Go Back to England ! September 3, 2008 4 out of 5 found this review helpful
What a terrible disappointment. I've read all the Jack Reacher novels and am so VERY glad I chose to borrow this last one, "Nothing To Lose", from the public library.
If the author wants to get political, enjoys criticism of his "host" nation, just go on back to jolly ?? old England....we don't need another parasite on our shores.
This book has radical political views supporting foreign nations & criticizes the U.S. It offends me, & I notice others feel the same.
To be fair, most of the Jack Reacher novels will keep a reader up nights until the book is finished. This book was difficult to keep reading, too much superfluous information, nothing much to want to continue reading. Contrary to the title of this book, I believe Lee Child "lost" quite a bit this time; many of us see no reason to read his books again!

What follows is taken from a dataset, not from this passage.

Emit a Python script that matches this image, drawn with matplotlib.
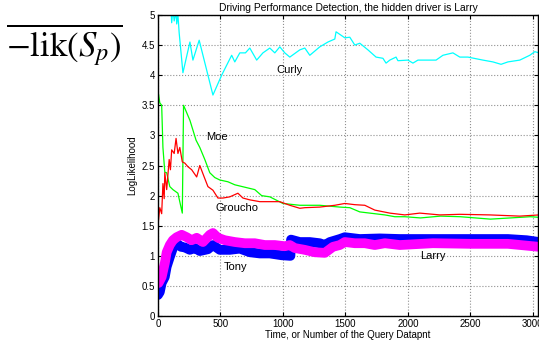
import matplotlib
matplotlib.use("Agg")
import matplotlib.pyplot as plt
import numpy as np

# ---- data ----
curly_x = [0, 60, 100, 110, 120, 130, 145, 150, 160, 170, 200, 256, 280, 330, 440, 510,
           590, 615, 655, 700, 735, 790, 840, 895, 935, 975, 1015, 1055, 1135, 1175, 1215,
           1295, 1360, 1415, 1425, 1495, 1535, 1575, 1615, 1680, 1745, 1800, 1825, 1855,
           1905, 1920, 2000, 2040, 2080, 2225, 2280, 2360, 2415, 2480, 2600, 2680, 2745,
           2800, 2895, 2975, 3015, 3050]
curly_y = [5.6, 5.5, 5.3, 4.87, 5.1, 4.9, 5.05, 4.85, 5.0, 4.7, 4.04, 4.55, 4.25, 4.58, 3.67, 4.0,
           4.33, 4.22, 4.37, 4.37, 4.45, 4.25, 4.37, 4.45, 4.37, 4.47, 4.37, 4.3, 4.42, 4.45, 4.33,
           4.47, 4.55, 4.6, 4.72, 4.62, 4.63, 4.5, 4.53, 4.42, 4.3, 4.28, 4.2, 4.25,
           4.3, 4.24, 4.25, 4.2, 4.25, 4.25, 4.33, 4.37, 4.3, 4.3, 4.25, 4.22, 4.18,
           4.22, 4.25, 4.33, 4.39, 4.37]

moe_x = [0, 15, 30, 40, 55, 70, 95, 120, 160, 195, 205, 256, 305, 335, 375, 415, 455, 495,
         560, 615, 695, 775, 830, 895, 1000, 1135, 1295, 1455, 1535, 1615, 1695, 1815, 1895,
         1975, 2100, 2260, 2420, 2660, 2820, 2980, 3050]
moe_y = [3.75, 3.54, 3.5, 2.8, 2.39, 2.38, 2.15, 2.1, 2.04, 1.71, 3.5, 3.25, 2.92, 2.8, 2.6,
         2.38, 2.3, 2.26, 2.23, 2.18, 2.14, 2.1, 2.0, 1.98, 1.87, 1.84, 1.84, 1.81, 1.8, 1.73,
         1.71, 1.68, 1.65, 1.65, 1.63, 1.66, 1.65, 1.61, 1.63, 1.65, 1.64]

groucho_x = [0, 15, 30, 40, 50, 55, 70, 90, 100, 110, 130, 145, 160, 175, 195, 215, 240, 270,
             310, 335, 370, 400, 440, 480, 520, 575, 640, 680, 735, 815, 975, 1055, 1135,
             1175, 1295, 1415, 1495, 1575, 1655, 1735, 1855, 1975, 2095, 2255, 2415, 2655,
             2895, 3050]
groucho_y = [1.5, 1.8, 1.7, 2.2, 1.95, 2.38, 2.1, 2.6, 2.43, 2.76, 2.7, 2.95, 2.7, 2.8, 2.56,
             2.54, 2.48, 2.43, 2.31, 2.5, 2.31, 2.15, 2.09, 1.96, 1.96, 1.98, 2.04, 1.96, 1.93,
             1.9, 1.9, 1.84, 1.79, 1.8, 1.81, 1.84, 1.87, 1.85, 1.84, 1.76, 1.71, 1.68, 1.71,
             1.68, 1.69, 1.68, 1.66, 1.68]

tony_x = [0, 15, 30, 55, 70, 95, 120, 150, 185, 215, 255, 295, 335, 400, 440, 495, 575, 655,
          735, 815, 895, 990, 1060, 1065, 1135, 1215, 1295, 1335, 1375, 1455, 1495, 1615,
          1775, 1935, 2200, 2500, 2800, 2950, 3050]
tony_y = [0.35, 0.4, 0.55, 0.65, 0.82, 0.98, 1.13, 1.21, 1.15, 1.14, 1.1, 1.13, 1.08, 1.11,
          1.18, 1.1, 1.1, 1.12, 1.06, 1.04, 1.04, 1.01, 1.0, 1.27, 1.23, 1.23, 1.21, 1.18, 1.23,
          1.28, 1.31, 1.28, 1.29, 1.28, 1.28, 1.28, 1.28, 1.26, 1.23]

larry_x = [0, 5, 30, 55, 70, 95, 120, 150, 190, 230, 270, 310, 360, 415, 440, 480, 535, 615,
           695, 775, 855, 935, 1015, 1055, 1095, 1175, 1255, 1335, 1400, 1455, 1495, 1575,
           1655, 1735, 1815, 1935, 2200, 2500, 2800, 2950, 3050]
larry_y = [0.6, 0.55, 0.65, 0.88, 1.06, 1.18, 1.26, 1.31, 1.35, 1.31, 1.26, 1.3, 1.23, 1.35,
           1.38, 1.3, 1.26, 1.23, 1.21, 1.21, 1.18, 1.18, 1.16, 1.18, 1.13, 1.1, 1.06, 1.05,
           1.15, 1.18, 1.23, 1.21, 1.21, 1.18, 1.21, 1.18, 1.21, 1.2, 1.2, 1.17, 1.15]

plt.rcParams['font.family'] = ['Liberation Sans', 'DejaVu Sans']
plt.rcParams['mathtext.fontset'] = 'stix'

fig = plt.figure(figsize=(5.39, 3.47), dpi=100)
ax = fig.add_axes([0.293, 0.089, 0.705, 0.868])

ax.plot(curly_x, curly_y, color='#00ffff', lw=0.9)
ax.plot(moe_x, moe_y, color='#00ff00', lw=0.9)
ax.plot(groucho_x, groucho_y, color='#ff0000', lw=0.9)
# thick marker-like bands
ax.plot(tony_x, tony_y, color='#0000ff', lw=7, solid_joinstyle='round',
        solid_capstyle='round')
ax.plot(larry_x, larry_y, color='#ff00ff', lw=7, solid_joinstyle='round',
        solid_capstyle='round')

ax.text(1056, 4.09, 'Curly', fontsize=8, ha='center', va='center')
ax.text(472, 2.97, 'Moe', fontsize=8, ha='center', va='center')
ax.text(632, 1.79, 'Groucho', fontsize=8, ha='center', va='center')
ax.text(624, 0.81, 'Tony', fontsize=8, ha='center', va='center')
ax.text(2200, 1.0, 'Larry', fontsize=8, ha='center', va='center')

ax.set_xlim(0, 3040)
ax.set_ylim(0, 5)
ax.set_xticks(np.arange(0, 3001, 500))
ax.set_yticks(np.arange(0, 5.01, 0.5))
ax.set_yticklabels(['0', '0.5', '1', '1.5', '2', '2.5', '3', '3.5', '4', '4.5', '5'])
ax.tick_params(direction='in', top=True, right=True, labelsize=7, length=3, pad=2)
ax.grid(True, linestyle=':', color='#909090', linewidth=0.8)
for s in ax.spines.values():
    s.set_linewidth(1.0)

ax.set_title('Driving Performance Detection, the hidden driver is Larry', fontsize=7.4, pad=3)
ax.set_xlabel('Time, or Number of the Query Datapnt', fontsize=7, labelpad=1)
ax.set_ylabel('LogLikelihood', fontsize=7, labelpad=3)

fig.text(0.012, 0.87, r'$\overline{-\mathrm{lik}(S_p)}$', fontsize=25, ha='left', va='center')

fig.savefig('out.png', dpi=100)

Good, but not his best. September 3, 2008 1 out of 5 found this review helpful
Well worth the read, but then I'm a die hard Child\Reacher fan. Kept my interest and had somw good twists and turns, but left me wanting just a bit more.
Not the only one. September 2, 2008 3 out of 3 found this review helpful
I am glad I am not the only one who did not enjoy this story.
One Book too many September 1, 2008 5 out of 5 found this review helpful
A total waste of a good tree, I hate to say it but I am afraid the Jack Reacher franchise has run out of steam. If you have never read a Reacher novel, do not start with this one - read the first ten and stop.
Reacher goes wobbly August 29, 2008 5 out of 7 found this review helpful
One of the reasons I've always bought and read this series is that I enjoyed a main character with an unshakeable sense of honor and hardly any dithering. So it was disappointing when the author jumped on the tired old anti-war bandwagon. I thought at least he might hold it down to the usual "I hate this war but I honor the servicemen who fight in it," but this time Reacher really goes in the tank. "My country let me down, so I'm released from all personal honor, too." Who needs it? It's the last Reacher novel I'll buy or read.
I guess if more servicemen had felt this way, we wouldn't have won the war while Child wasn't watching.